**WRITTEN REQUEST**
Pull out every line in the data that has the string "this" in it.
═══ RECORD LIST ═══
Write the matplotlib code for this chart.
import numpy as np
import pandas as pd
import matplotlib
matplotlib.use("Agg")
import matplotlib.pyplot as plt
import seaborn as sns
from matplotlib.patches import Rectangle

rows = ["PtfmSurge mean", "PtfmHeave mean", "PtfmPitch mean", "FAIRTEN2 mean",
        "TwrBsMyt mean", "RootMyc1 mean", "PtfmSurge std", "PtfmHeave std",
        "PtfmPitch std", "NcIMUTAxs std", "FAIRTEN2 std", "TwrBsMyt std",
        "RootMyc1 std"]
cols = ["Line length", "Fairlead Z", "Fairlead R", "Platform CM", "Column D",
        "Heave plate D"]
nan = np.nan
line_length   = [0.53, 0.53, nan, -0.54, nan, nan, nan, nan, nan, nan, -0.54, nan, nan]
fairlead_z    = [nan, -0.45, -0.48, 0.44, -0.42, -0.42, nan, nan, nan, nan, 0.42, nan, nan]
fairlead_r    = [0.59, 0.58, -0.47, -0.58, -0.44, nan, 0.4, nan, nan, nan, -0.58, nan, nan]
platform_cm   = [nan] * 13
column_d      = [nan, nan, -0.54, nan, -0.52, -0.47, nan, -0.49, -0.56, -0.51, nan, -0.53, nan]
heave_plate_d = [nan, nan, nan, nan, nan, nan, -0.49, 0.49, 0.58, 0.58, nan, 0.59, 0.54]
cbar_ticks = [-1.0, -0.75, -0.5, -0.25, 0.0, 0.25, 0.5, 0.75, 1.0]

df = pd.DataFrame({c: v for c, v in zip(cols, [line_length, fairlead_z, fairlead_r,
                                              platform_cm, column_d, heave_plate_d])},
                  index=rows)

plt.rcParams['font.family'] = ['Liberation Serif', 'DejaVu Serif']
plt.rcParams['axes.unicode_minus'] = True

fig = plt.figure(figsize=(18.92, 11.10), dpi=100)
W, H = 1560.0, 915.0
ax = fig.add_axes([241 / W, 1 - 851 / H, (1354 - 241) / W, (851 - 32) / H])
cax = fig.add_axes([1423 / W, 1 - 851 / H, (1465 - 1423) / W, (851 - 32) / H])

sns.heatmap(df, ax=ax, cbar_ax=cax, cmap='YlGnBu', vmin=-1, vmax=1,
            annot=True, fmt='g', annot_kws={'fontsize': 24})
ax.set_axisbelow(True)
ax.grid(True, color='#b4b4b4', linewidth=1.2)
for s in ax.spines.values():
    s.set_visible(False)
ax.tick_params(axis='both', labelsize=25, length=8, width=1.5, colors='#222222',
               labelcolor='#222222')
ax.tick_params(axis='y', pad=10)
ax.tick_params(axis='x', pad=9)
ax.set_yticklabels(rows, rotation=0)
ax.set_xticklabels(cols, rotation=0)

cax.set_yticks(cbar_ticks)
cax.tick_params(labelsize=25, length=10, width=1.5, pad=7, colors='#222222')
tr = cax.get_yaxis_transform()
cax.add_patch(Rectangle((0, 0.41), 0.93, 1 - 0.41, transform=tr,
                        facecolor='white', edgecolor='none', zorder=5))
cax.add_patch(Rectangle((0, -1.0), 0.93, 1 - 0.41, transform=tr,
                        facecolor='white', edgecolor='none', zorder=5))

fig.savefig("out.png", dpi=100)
═══
═══ RECORD LIST ═══
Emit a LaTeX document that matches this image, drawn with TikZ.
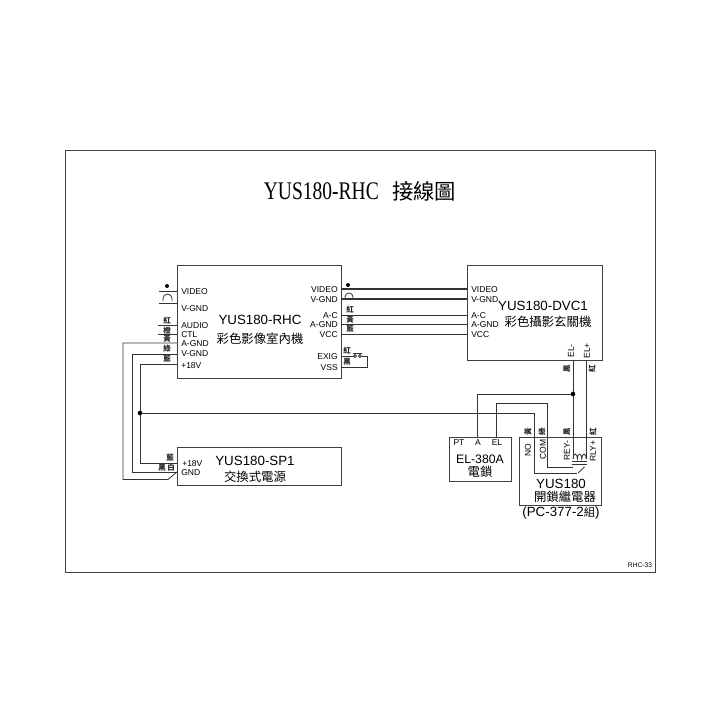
═══
**EXERCISE ANSWER**
Write the matplotlib code for this chart.
Emit a LaTeX document that matches this image, drawn with TikZ.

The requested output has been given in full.